Wednesday, April 08, 2009

Villagers blame climate change for Solomon Is vanished reef cemetery

From: Radio Australia News

Mon, 23 Mar 2009

A reef-top cemetery in Solomon Islands has been destroyed in what villagers say is clear evidence of the effects of climate change.
Villagers in Temotu Province say they have seen the effects in the Reef Islands, a group of 16 small coral islands 80 kilometres from Santa Cruz island, in eastern Solomon Islands.
The Solomon Islands Broadcasting Corporation reports an entire cemetery at Tuo village, Fenualoa Island, has been washed away by waves.
The villagers say the destruction was carried out by a rise in sea levels which has happened gradually over the past few years.
Tuo village community leader, Ezekiel Nodua, told the broadcaster the only remains of the graves are broken pieces of cement scattered over a wide area of off-shore reef.
The reef at high tide now becomes submerged by the sea.
Mr Nodua says the people of Tuo village now bury their dead beside their homes, because they no longer have a community cemetery to bury their dead.
The densely populated islands have been known to be previously subject to tidal surges caused by cyclones and volcanic activity.

Monday, April 06, 2009

Climate change threatens Channel Islands artifacts

From The Modesto Bee

By ALICIA CHANG - AP Science Writer

SAN MIGUEL ISLAND, Calif. -- Perched on the edge of this wind-swept Southern California island, archaeologist Jon Erlandson watches helplessly as 6,600 years of human culture - and a good chunk of his career - is swallowed by the Pacific surf.

It was not long ago that this tip of land on the northwest coast cradling an ancient Chumash Indian village stretched out to sea.
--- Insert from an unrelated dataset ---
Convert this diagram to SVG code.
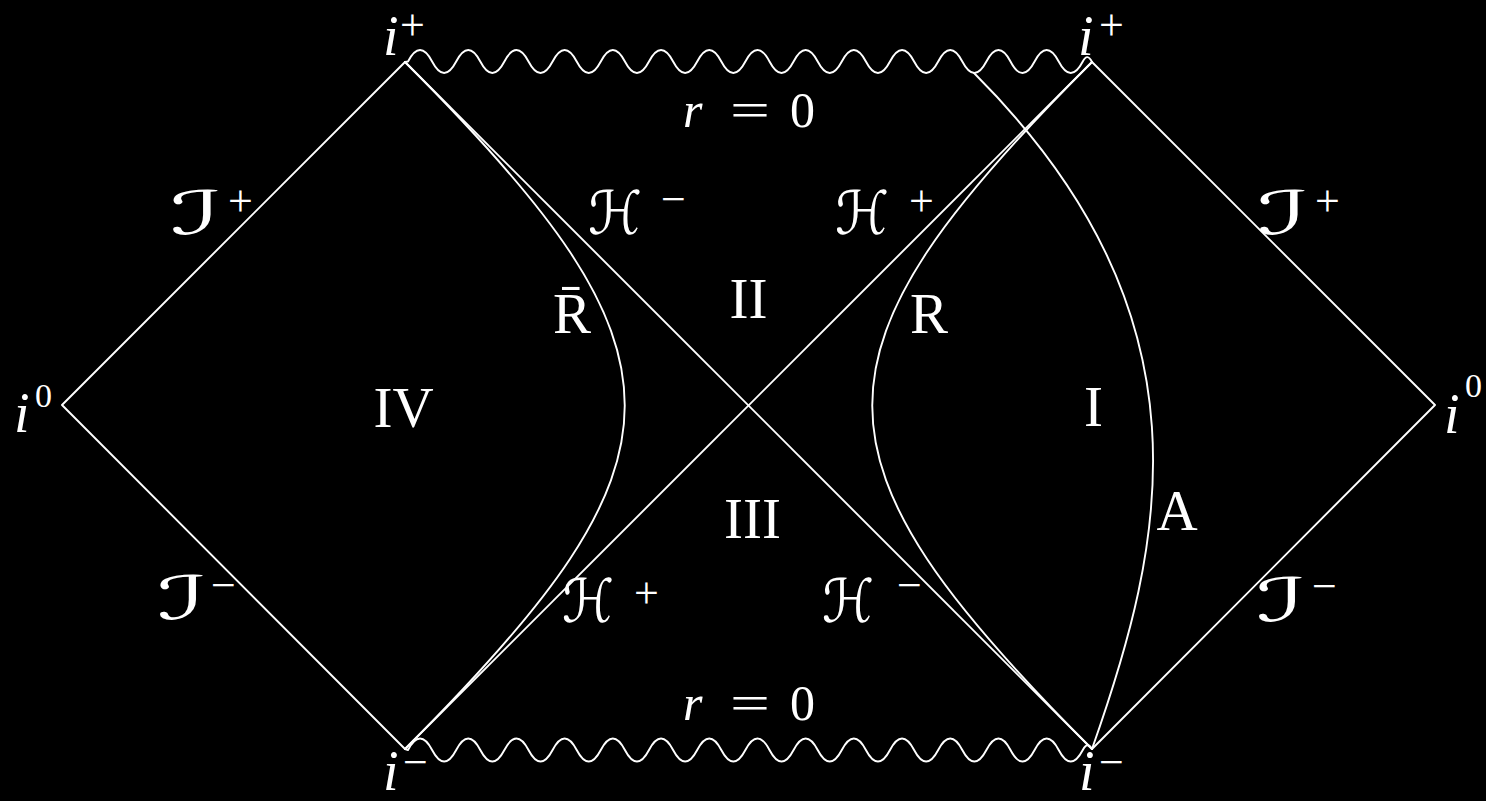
<svg xmlns="http://www.w3.org/2000/svg" width="1486" height="801" viewBox="0 0 1486 801">
<style>
.ln{fill:none;stroke:#fff;stroke-width:1.9;stroke-linejoin:round;stroke-linecap:round}
text{fill:#fff;font-family:'Liberation Serif','Times New Roman','DejaVu Serif',serif}
.rm{font-size:57px;text-anchor:middle}
.it{font-style:italic;font-size:56px}
.sup{font-size:44px}
.scr{font-size:60px;font-style:italic;font-family:'DejaVu Serif','DejaVu Sans',serif}
.eq{font-size:50px}
</style>
<rect width="1486" height="801" fill="#000"/>
<g id="connectors">
<path class="ln" d="M405,62 L62,405 L405,749"/>
<path class="ln" d="M1092,62 L1435,405 L1092,749"/>
<path class="ln" d="M405,62 L1092,749"/>
<path class="ln" d="M405,749 L1092,62"/>
<path class="ln" d="M405,62 C698,355 698,456 405,749"/>
<path class="ln" d="M1092,62 C799,355 799,456 1092,749"/>
<path class="ln" d="M974,73 C1219,318 1164,545 1092,749"/>
<path class="ln" d="M405,62 L408,61.5 q12.05,-23 24.1,0 t24.1,0 t24.1,0 t24.1,0 t24.1,0 t24.1,0 t24.1,0 t24.1,0 t24.1,0 t24.1,0 t24.1,0 t24.1,0 t24.1,0 t24.1,0 t24.1,0 t24.1,0 t24.1,0 t24.1,0 t24.1,0 t24.1,0 t24.1,0 t24.1,0 t24.1,0 t24.1,0 t24.1,0 t24.1,0 t24.1,0 t24.1,0 q4.6,-9 9.2,0.5"/>
<path class="ln" d="M405,749 L408,750 q12.05,-23 24.1,0 t24.1,0 t24.1,0 t24.1,0 t24.1,0 t24.1,0 t24.1,0 t24.1,0 t24.1,0 t24.1,0 t24.1,0 t24.1,0 t24.1,0 t24.1,0 t24.1,0 t24.1,0 t24.1,0 t24.1,0 t24.1,0 t24.1,0 t24.1,0 t24.1,0 t24.1,0 t24.1,0 t24.1,0 t24.1,0 t24.1,0 t24.1,0 q4.6,-9 9.2,-1"/>
</g>
<g id="i-plus-left"><text class="it" x="383" y="55">i</text><text class="sup" x="400" y="40">+</text></g>
<g id="i-plus-right"><text class="it" x="1078" y="55">i</text><text class="sup" x="1099" y="40">+</text></g>
<g id="i-minus-left"><text class="it" x="383" y="790">i</text><text class="sup" x="403" y="777">−</text></g>
<g id="i-minus-right"><text class="it" x="1079" y="790">i</text><text class="sup" x="1099" y="777">−</text></g>
<g id="i0-left"><text class="it" x="14" y="432">i</text><text class="sup" x="35" y="407" style="font-size:34px">0</text></g>
<g id="i0-right"><text class="it" x="1444" y="433">i</text><text class="sup" x="1465" y="397" style="font-size:34px">0</text></g>
<g id="r0-top"><text class="it" x="683" y="127" style="font-size:50px">r</text><text class="eq" x="730" y="127" textLength="40" lengthAdjust="spacingAndGlyphs">=</text><text class="eq" x="790" y="127">0</text></g>
<g id="r0-bottom"><text class="it" x="683" y="720" style="font-size:50px">r</text><text class="eq" x="730" y="720" textLength="40" lengthAdjust="spacingAndGlyphs">=</text><text class="eq" x="790" y="720">0</text></g>
<g id="region-IV"><text class="rm" x="403.5" y="427">IV</text></g>
<g id="region-II"><text class="rm" x="748.5" y="318">II</text></g>
<g id="region-III"><text class="rm" x="752.5" y="538">III</text></g>
<g id="region-I"><text class="rm" x="1093.5" y="426">I</text></g>
<g id="label-Rbar"><text class="rm" x="572" y="333">R̄</text></g>
<g id="label-R"><text class="rm" x="929" y="333">R</text></g>
<g id="label-A"><text class="rm" x="1177" y="530">A</text></g>
<g id="scri-plus-left"><text class="scr" x="170" y="234" textLength="52" lengthAdjust="spacingAndGlyphs">ℐ</text><text class="sup" x="228" y="216">+</text></g>
<g id="scri-plus-right"><text class="scr" x="1257" y="234" textLength="52" lengthAdjust="spacingAndGlyphs">ℐ</text><text class="sup" x="1315" y="216">+</text></g>
<g id="scri-minus-left"><text class="scr" x="157" y="619" textLength="50" lengthAdjust="spacingAndGlyphs">ℐ</text><text class="sup" x="211" y="600">−</text></g>
<g id="scri-minus-right"><text class="scr" x="1256" y="621" textLength="50" lengthAdjust="spacingAndGlyphs">ℐ</text><text class="sup" x="1312" y="601">−</text></g>
<g id="h-minus-top"><text class="scr" x="588" y="234" textLength="54" lengthAdjust="spacingAndGlyphs">ℋ</text><text class="sup" x="661" y="214">−</text></g>
<g id="h-plus-top"><text class="scr" x="835" y="234" textLength="54" lengthAdjust="spacingAndGlyphs">ℋ</text><text class="sup" x="909" y="216">+</text></g>
<g id="h-plus-bottom"><text class="scr" x="562" y="622" textLength="52" lengthAdjust="spacingAndGlyphs">ℋ</text><text class="sup" x="634" y="608">+</text></g>
<g id="h-minus-bottom"><text class="scr" x="822" y="622" textLength="52" lengthAdjust="spacingAndGlyphs">ℋ</text><text class="sup" x="897" y="600">−</text></g>
</svg>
But years of storm surge and roiling waves have taken a toll. The tipping point came last year when a huge piece broke off, drowning remnants of discarded abalone, mussel and other shellfish that held clues to an ancient human diet.

"There's an enormous amount of history that's washing into the sea every year," Erlandson said matter-of-factly during a recent hike. "We literally can't keep up."

The sea has long lashed at the Channel Islands, also known as the North American Galapagos - stripping away beaches, slicing off cliff faces and nibbling at hundreds, perhaps thousands, of cultural relics.

Past coastal erosion for the most part was a natural phenomenon, but the problem is feared to grow worse with human-caused global warming and higher sea levels.

In a race against time and a rising tide, Erlandson and other keepers of history are hurrying to record and save eroding artifacts, which hold one of the earliest evidence for human seafaring in the Americas.

"We're just hoping there's something left," he said.